*To do*
Reproduce the data below in full and exclude every picture.

*Data*
++++++++++
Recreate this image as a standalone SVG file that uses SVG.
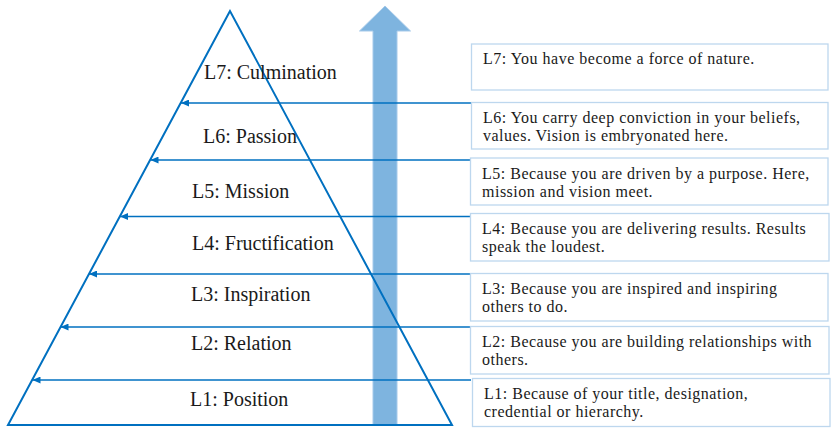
<svg xmlns="http://www.w3.org/2000/svg" width="834" height="430" viewBox="0 0 834 430">
<style>
.lbl{font-family:"Liberation Serif","DejaVu Serif",serif;font-size:20px;fill:#1a1a1a}
.txt{font-family:"Liberation Serif","DejaVu Serif",serif;font-size:16px;letter-spacing:0.5px;fill:#1a1a1a}
.box{fill:#fff;stroke:#BDD7EE;stroke-width:1.3}
.conn{stroke:#0070C0;stroke-width:1.3;fill:none;marker-end:url(#ah)}
</style>
<defs>
<marker id="ah" viewBox="0 0 8 7" refX="8" refY="3.5" markerWidth="8" markerHeight="7" markerUnits="userSpaceOnUse" orient="auto">
<path d="M0,0 L8,3.5 L0,7 z" fill="#0070C0"/>
</marker>
</defs>
<rect width="834" height="430" fill="#fff"/>
<g id="up-arrow">
<polygon points="373,425 373,31 359.5,31 385,6 410.5,31 397,31 397,425" fill="#7EB4DF" stroke="#A6CAEA" stroke-width="1"/>
</g>
<g id="pyramid">
<polygon points="230,11 8,425 452,425" fill="none" stroke="#0070C0" stroke-width="2"/>
<text class="lbl" x="204" y="79">L7: Culmination</text>
<text class="lbl" x="203" y="143">L6: Passion</text>
<text class="lbl" x="192" y="198">L5: Mission</text>
<text class="lbl" x="192" y="250">L4: Fructification</text>
<text class="lbl" x="191" y="301">L3: Inspiration</text>
<text class="lbl" x="191" y="350">L2: Relation</text>
<text class="lbl" x="190" y="406">L1: Position</text>
</g>
<g id="connectors">
<line class="conn" x1="471" y1="103" x2="181" y2="103"/>
<line class="conn" x1="471" y1="160" x2="150.5" y2="160"/>
<line class="conn" x1="471" y1="216.5" x2="120" y2="216.5"/>
<line class="conn" x1="471" y1="274" x2="89" y2="274"/>
<line class="conn" x1="471" y1="327" x2="60.5" y2="327"/>
<line class="conn" x1="471" y1="380" x2="32.5" y2="380"/>
</g>
<g id="box-l7">
<rect class="box" x="471.5" y="44" width="356.5" height="46"/>
<text class="txt" x="483" y="64">L7: You have become a force of nature.</text>
</g>
<g id="box-l6">
<rect class="box" x="471.5" y="102.5" width="356.5" height="46.5"/>
<text class="txt" x="483" y="122.5">L6: You carry deep conviction in your beliefs,</text>
<text class="txt" x="483" y="140.5">values. Vision is embryonated here.</text>
</g>
<g id="box-l5">
<rect class="box" x="470.5" y="158" width="357.5" height="47"/>
<text class="txt" x="482" y="178.5">L5: Because you are driven by a purpose. Here,</text>
<text class="txt" x="482" y="196.5">mission and vision meet.</text>
</g>
<g id="box-l4">
<rect class="box" x="470.5" y="213.5" width="358.5" height="47.5"/>
<text class="txt" x="482" y="233.5">L4: Because you are delivering results. Results</text>
<text class="txt" x="482" y="251.5">speak the loudest.</text>
</g>
<g id="box-l3">
<rect class="box" x="470.5" y="273.5" width="357.5" height="47.5"/>
<text class="txt" x="482" y="293.5">L3: Because you are inspired and inspiring</text>
<text class="txt" x="482" y="311.5">others to do.</text>
</g>
<g id="box-l2">
<rect class="box" x="470.5" y="326.5" width="358.5" height="47.5"/>
<text class="txt" x="482" y="346.5">L2: Because you are building relationships with</text>
<text class="txt" x="482" y="364.5">others.</text>
</g>
<g id="box-l1">
<rect class="box" x="472.5" y="378.5" width="357.5" height="48"/>
<text class="txt" x="484" y="398.5">L1: Because of your title, designation,</text>
<text class="txt" x="484" y="416.5">credential or hierarchy.</text>
</g>
</svg>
++++++++++
*Task result*
Recreate this image as a standalone SVG file that uses SVG.
<svg xmlns="http://www.w3.org/2000/svg" width="834" height="430" viewBox="0 0 834 430">
<style>
.lbl{font-family:"Liberation Serif","DejaVu Serif",serif;font-size:20px;fill:#1a1a1a}
.txt{font-family:"Liberation Serif","DejaVu Serif",serif;font-size:16px;letter-spacing:0.5px;fill:#1a1a1a}
.box{fill:#fff;stroke:#BDD7EE;stroke-width:1.3}
.conn{stroke:#0070C0;stroke-width:1.3;fill:none;marker-end:url(#ah)}
</style>
<defs>
<marker id="ah" viewBox="0 0 8 7" refX="8" refY="3.5" markerWidth="8" markerHeight="7" markerUnits="userSpaceOnUse" orient="auto">
<path d="M0,0 L8,3.5 L0,7 z" fill="#0070C0"/>
</marker>
</defs>
<rect width="834" height="430" fill="#fff"/>
<g id="up-arrow">
<polygon points="373,425 373,31 359.5,31 385,6 410.5,31 397,31 397,425" fill="#7EB4DF" stroke="#A6CAEA" stroke-width="1"/>
</g>
<g id="pyramid">
<polygon points="230,11 8,425 452,425" fill="none" stroke="#0070C0" stroke-width="2"/>
<text class="lbl" x="204" y="79">L7: Culmination</text>
<text class="lbl" x="203" y="143">L6: Passion</text>
<text class="lbl" x="192" y="198">L5: Mission</text>
<text class="lbl" x="192" y="250">L4: Fructification</text>
<text class="lbl" x="191" y="301">L3: Inspiration</text>
<text class="lbl" x="191" y="350">L2: Relation</text>
<text class="lbl" x="190" y="406">L1: Position</text>
</g>
<g id="connectors">
<line class="conn" x1="471" y1="103" x2="181" y2="103"/>
<line class="conn" x1="471" y1="160" x2="150.5" y2="160"/>
<line class="conn" x1="471" y1="216.5" x2="120" y2="216.5"/>
<line class="conn" x1="471" y1="274" x2="89" y2="274"/>
<line class="conn" x1="471" y1="327" x2="60.5" y2="327"/>
<line class="conn" x1="471" y1="380" x2="32.5" y2="380"/>
</g>
<g id="box-l7">
<rect class="box" x="471.5" y="44" width="356.5" height="46"/>
<text class="txt" x="483" y="64">L7: You have become a force of nature.</text>
</g>
<g id="box-l6">
<rect class="box" x="471.5" y="102.5" width="356.5" height="46.5"/>
<text class="txt" x="483" y="122.5">L6: You carry deep conviction in your beliefs,</text>
<text class="txt" x="483" y="140.5">values. Vision is embryonated here.</text>
</g>
<g id="box-l5">
<rect class="box" x="470.5" y="158" width="357.5" height="47"/>
<text class="txt" x="482" y="178.5">L5: Because you are driven by a purpose. Here,</text>
<text class="txt" x="482" y="196.5">mission and vision meet.</text>
</g>
<g id="box-l4">
<rect class="box" x="470.5" y="213.5" width="358.5" height="47.5"/>
<text class="txt" x="482" y="233.5">L4: Because you are delivering results. Results</text>
<text class="txt" x="482" y="251.5">speak the loudest.</text>
</g>
<g id="box-l3">
<rect class="box" x="470.5" y="273.5" width="357.5" height="47.5"/>
<text class="txt" x="482" y="293.5">L3: Because you are inspired and inspiring</text>
<text class="txt" x="482" y="311.5">others to do.</text>
</g>
<g id="box-l2">
<rect class="box" x="470.5" y="326.5" width="358.5" height="47.5"/>
<text class="txt" x="482" y="346.5">L2: Because you are building relationships with</text>
<text class="txt" x="482" y="364.5">others.</text>
</g>
<g id="box-l1">
<rect class="box" x="472.5" y="378.5" width="357.5" height="48"/>
<text class="txt" x="484" y="398.5">L1: Because of your title, designation,</text>
<text class="txt" x="484" y="416.5">credential or hierarchy.</text>
</g>
</svg>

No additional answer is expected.